Here’s another, wherein Larsen boxes out Chris Neil from the front of the net, makes himself available to Alexander Edler as a fail-safe and sends the puck up ice and clear from his zone. Neil is a tough customer, so if Larsen were half as soft as it’s often suggested, I have my doubts about his ability to box him out effectively. Same goes for the following play when he flat-out outmuscles Anders Lee.
The market could very well be succumbing to the availability heuristic when they react to Larsen’s last few gaffs against San Jose and Minnesota. The Availability Heuristic is a tendency to value the most readily or recent information disproportionately because it is foremost in our minds. When we last checked with Larsen, he was whiffing on easy passing plays and losing 50/50 puck battles, so naturally, that’s what we associate with Larsen.

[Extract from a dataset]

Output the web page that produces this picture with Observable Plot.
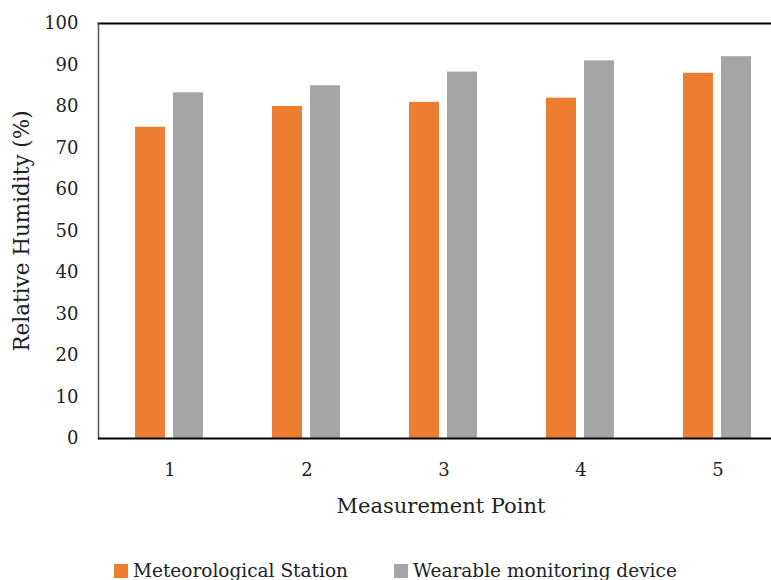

No matter which metric you prefer for defenceman, Larsen’s teams generally fare about as well with him on the ice as off. For a third pair defenceman, that’s about all you can ask. And that’s probably all Larsen is anyways, so mission accomplished.
Larsen isn’t going to turn the Canucks power play into an effective unit. He never could have, though. As a defender at even strength, Larsen is more than adequate. Everything about his time in the league prior to being a Canuck suggests that and I imagine as the sample grows he’ll show as much in the green and blue too.
As Larsen gets more comfortable with the puck and regains his timing, I tend to think the plays that drove the city of Vancouver collectively mad on Saturday will become less frequent, if there at all. And if Larsen plays the same way he did in months one and two as a Canuck, what’s there to complain about?